Evaluation Criteria: Your task will be evaluated based on the coherence and completeness of your report, the effectiveness of your feature engineering, the accuracy of your model, and the quality of your analysis of the results. The final DOC file should be detailed and structured, demonstrating your understanding and practical skills in supervised learning. This task should be completed within an estimated 30 to 35 hours of focused work.
Objective: This week, you will explore the fundamentals of deep learning and apply these concepts to solve a specific problem using Python. The task will involve creating a neural network model using a popular deep learning framework such as TensorFlow or PyTorch on a publicly available dataset. Your goal is to highlight the process of designing, training, and evaluating a deep learning model, along with the challenges and insights encountered.
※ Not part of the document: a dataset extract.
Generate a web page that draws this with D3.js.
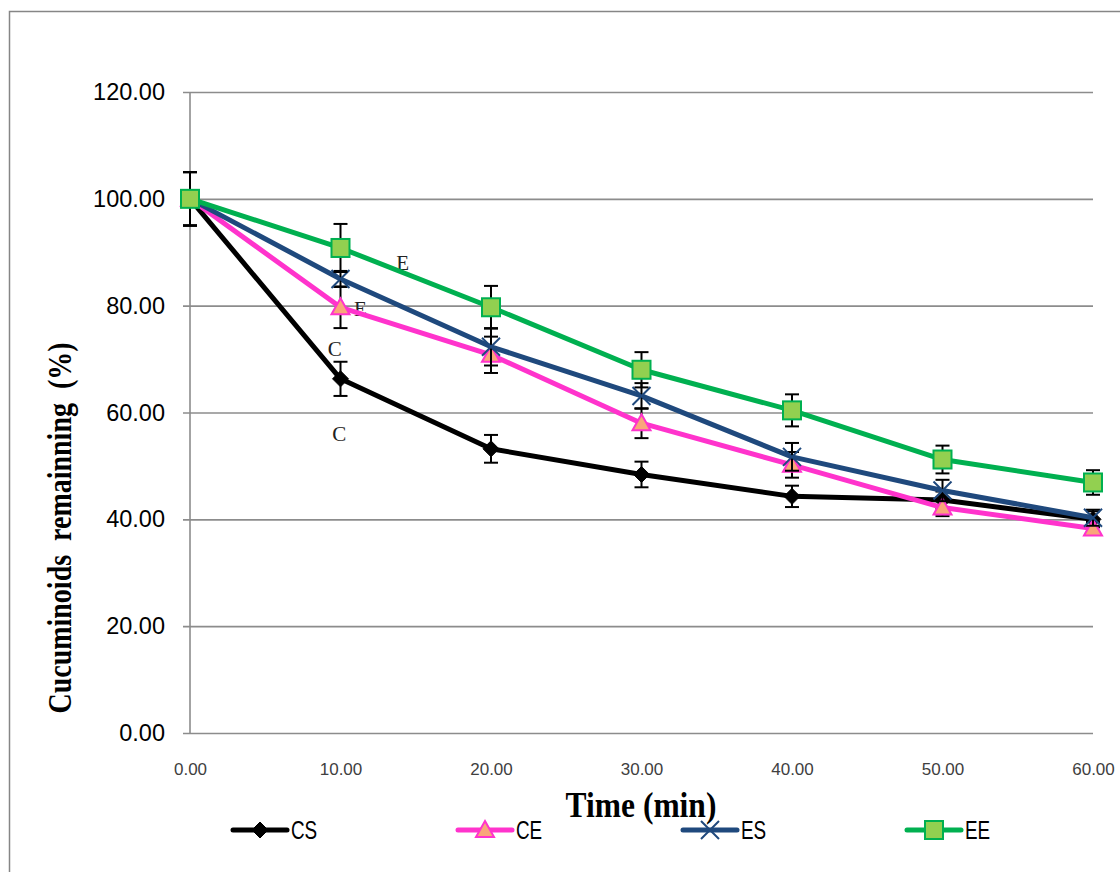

Expected Deliverables: A DOC file that serves as your comprehensive report outlining the project. It should include sections on the problem statement, architecture design, training process, evaluation metrics, and a critical analysis of the results. Ensure that you incorporate detailed code examples, diagrams of the network architecture, and justification for your design decisions.
Key Steps:
- Select a publicly available dataset that suits a deep learning approach.
- Define the problem clearly, whether it is classification, regression, or another task.
- Design a neural network model and justify your choice of architecture and hyperparameters.
- Train the model and evaluate its performance using appropriate metrics.
- Provide a deep dive into the challenges encountered, such as overfitting or resource constraints, and how you addressed these issues.
Evaluation Criteria: You will be evaluated on the clarity and thoroughness of the documentation, the innovation in your network design, the rigor of your model evaluation, and the quality of the insights provided. The final submission should comprehensively cover the deep learning process from start to finish and demonstrate that you have a good understanding of the practical applications of neural networks. Allocate approximately 30 to 35 hours for this task.
Objective: This final task is an integrative capstone project that requires you to combine all the key aspects of Data Science with Python that you have learned throughout the internship. You will undertake a comprehensive project that encompasses data acquisition, preprocessing, exploratory data analysis, model building (both supervised and unsupervised where applicable), and evaluation. The objective is to show that you can design and execute a full data science pipeline independently.
Expected Deliverables: A DOC file that contains a detailed project report. This report should have distinct sections for the problem statement, methodological approach, data collection, data cleaning, exploratory analysis, modeling, evaluation, and insights or recommendations. The report should also include relevant Python code examples, visualizations, and a reflective discussion on the project’s challenges and successes.
Key Steps:
- Identify a problem or opportunity that can be addressed using a data science approach with Python.
- Acquire and preprocess data from publicly available sources.
- Perform exploratory data analysis and identify key features of the dataset.
- Implement one or more modeling techniques (both supervised and unsupervised if applicable) to derive predictive or descriptive insights.
- Evaluate the performance of your models using appropriate metrics and discuss their implications.
- Conclude with recommendations and reflections on what further analysis could be done.
Evaluation Criteria: The capstone project will be assessed on the overall coherence of the data pipeline, the thoroughness of each project phase, the clarity of your code and explanations, and your ability to critically evaluate method performance. Your DOC file should clearly communicate your thought process, steps taken, and the final outcomes of your project. This comprehensive task should be completed in approximately 30 to 35 hours and serves as a culmination of your practical experience during the internship.